A luglio di quest’anno su Reds avevamo scritto: “La rabbia, l’indignazione, lo sconforto di fronte alla crisi del Paese, in mancanza di un’alternativa credibile, guardano a movimenti di ribellione confusa o comunque estranei alla cultura e alla storia del movimento operaio o all’astensionismo. Anche tra i lavoratori. Anche tra settori combattivi del mondo del lavoro”. L’esito delle elezioni siciliane conferma questa analisi.
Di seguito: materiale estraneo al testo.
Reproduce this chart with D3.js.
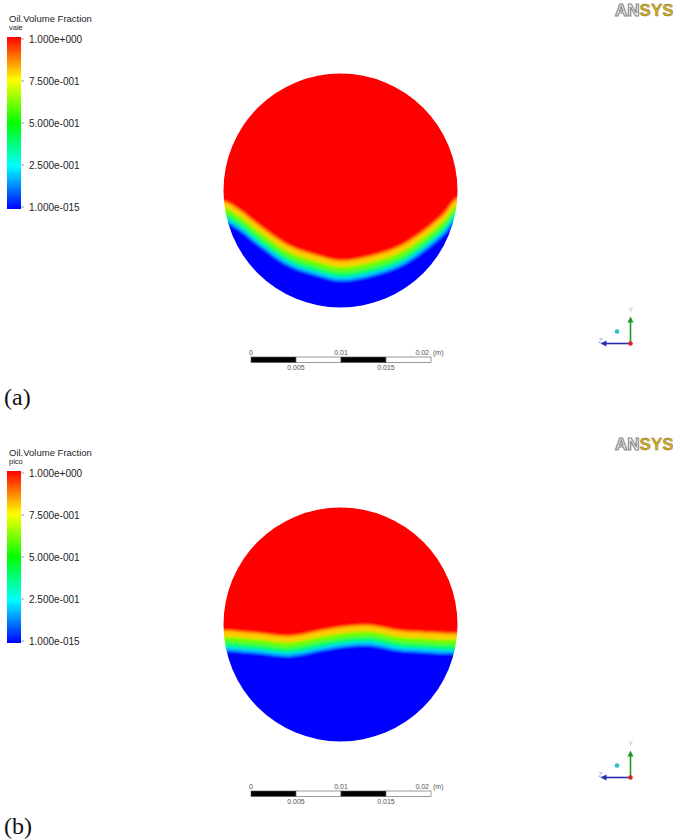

La responsabilità principale di questa situazione ricade sulle forze politiche della sinistra che non sanno, nel Pd, liberarsi dai laccioli della cultura neoliberista che ha prevalso fino alla fine del secolo scorso oppure, nelle forze minori, si sono avvitate in una spirale di scissioni. A quest’ultime rivolgo un appello sincero nella speranza che non scelgano un isolamento psicologicamente rassicurante e politicamente mortale. I lavoratori hanno bisogno di una sinistra che si ponga il problema del governo del paese per cambiare l’agenda politica e sociale e rimettere al centro il lavoro e i diritti.
Ma anche noi della Cgil abbiamo la nostra parte di responsabilità. Dobbiamo riflettere sulla fragilità della nostra azione politica, del nostro farci scudo della debolezza della reazione spontanea, per giustificare la rinuncia a pensare in grande e ad agire con rapidità. Sappiamo da tempo di essere un’organizzazione burocratizzata, ma non troviamo gli anticorpi per restituirci dinamicità nell’azione. Quelli che perdono il lavoro o non lo trovano, che vedono scemare il salario, i cui diritti sono conculcati, la massa dei precari non hanno tempo. Hanno bisogno di indicazioni chiare ora.
Lo sciopero del 14 segni anche questo. Un colpo di reni.